Vert de rage

Ici la démocratie c’est particulier.
Dans la communauté il y a discussion puis la majorité choisit et la minorité s’efface. Au sens propre, elle n’a plus droit d’exister et toute affirmation d’une opposition est violemment rejetée. Et la communauté dépend de son chef, lui obéit, ne discute pas son discours. D’où la démocratie à Mayotte.
Un exemple, 64% de la population a choisit d’être française en 1973, lors du référendum qui a permit aux Comores de recouvrer leur indépendance. Ils étaient 99% à confirmer leur choix un an après.

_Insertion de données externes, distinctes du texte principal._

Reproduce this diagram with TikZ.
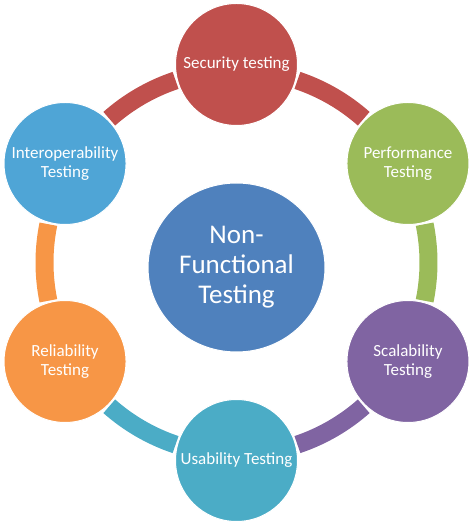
\documentclass[tikz,border=0pt]{standalone}
\usepackage{fontspec}
\setmainfont{Carlito}
\usetikzlibrary{shapes.geometric}
\definecolor{cRed}{HTML}{C0504D}
\definecolor{cGreen}{HTML}{9BBB59}
\definecolor{cPurple}{HTML}{8064A2}
\definecolor{cTeal}{HTML}{4BACC6}
\definecolor{cOrange}{HTML}{F79646}
\definecolor{cBlue}{HTML}{4F81BD}
\definecolor{cSky}{HTML}{4FA5D6}
\tikzset{
  outer/.style={circle, fill=#1, draw=white, line width=1pt, minimum size=122pt, inner sep=0pt,
    text=white, align=center, font=\fontsize{17}{19}\selectfont},
  hub/.style={ellipse, fill=cBlue, draw=white, line width=1pt, minimum width=177pt, minimum height=169pt,
    inner sep=0pt, text=white, align=center, font=\fontsize{27}{30}\selectfont},
  band/.style={line width=18pt, line cap=butt, draw=#1}
}
\begin{document}
\begin{tikzpicture}[x=1pt,y=1pt]
\useasboundingbox (0,0) rectangle (474,527);
\coordinate (C) at (236.5,264.5);
% ring segments
\draw[band=cRed] ([shift={(71.5:192)}]C) arc[start angle=71.5, end angle=48.5, radius=192];
\draw[band=cGreen] ([shift={(11.5:192)}]C) arc[start angle=11.5, end angle=-11.5, radius=192];
\draw[band=cPurple] ([shift={(-48.5:192)}]C) arc[start angle=-48.5, end angle=-71.5, radius=192];
\draw[band=cTeal] ([shift={(-108.5:192)}]C) arc[start angle=-108.5, end angle=-131.5, radius=192];
\draw[band=cOrange] ([shift={(-168.5:192)}]C) arc[start angle=-168.5, end angle=-191.5, radius=192];
\draw[band=cRed] ([shift={(131.5:192)}]C) arc[start angle=131.5, end angle=108.5, radius=192];
% nodes
\node[hub] (hub) at (236.5,259.5) {Non-\\Functional\\Testing};
\node[outer=cRed] (sec) at ([shift={(90:198)}]C) {Security testing};
\node[outer=cGreen] (perf) at ([shift={(30:198)}]C) {Performance\\Testing};
\node[outer=cPurple] (scal) at ([shift={(-30:198)}]C) {Scalability\\Testing};
\node[outer=cTeal] (usab) at ([shift={(-90:198)}]C) {Usability Testing};
\node[outer=cOrange] (rel) at ([shift={(210:198)}]C) {Reliability\\Testing};
\node[outer=cSky] (inter) at ([shift={(150:198)}]C) {Interoperability\\Testing};
\end{tikzpicture}
\end{document}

Un autre exemple, imagine une trentaine d’instituteurs convoqués pour une matinée de formation (ici, on ne travaille que le matin, dans les écoles et les collèges, sauf rotation*). L’inspectrice se pointe à 10 heures pour annoncer qu’il y a une erreur sur les convocations, que la matinée de formation se terminera à 17 heures. Pas un mot, juste quelques murmures feutrés. A 13 heures, à la reprise, ils étaient tous là. Quand je leur ai dit qu’en métropole, cela n’aurait jamais été accepté sans discussion ni éclat, ils m’ont dit, tu sais Michel, c’est dans notre culture, on ne contredit pas le chef…
Si je raconte tout ça, c’est un peu parce que je ne crois plus à la démocratie.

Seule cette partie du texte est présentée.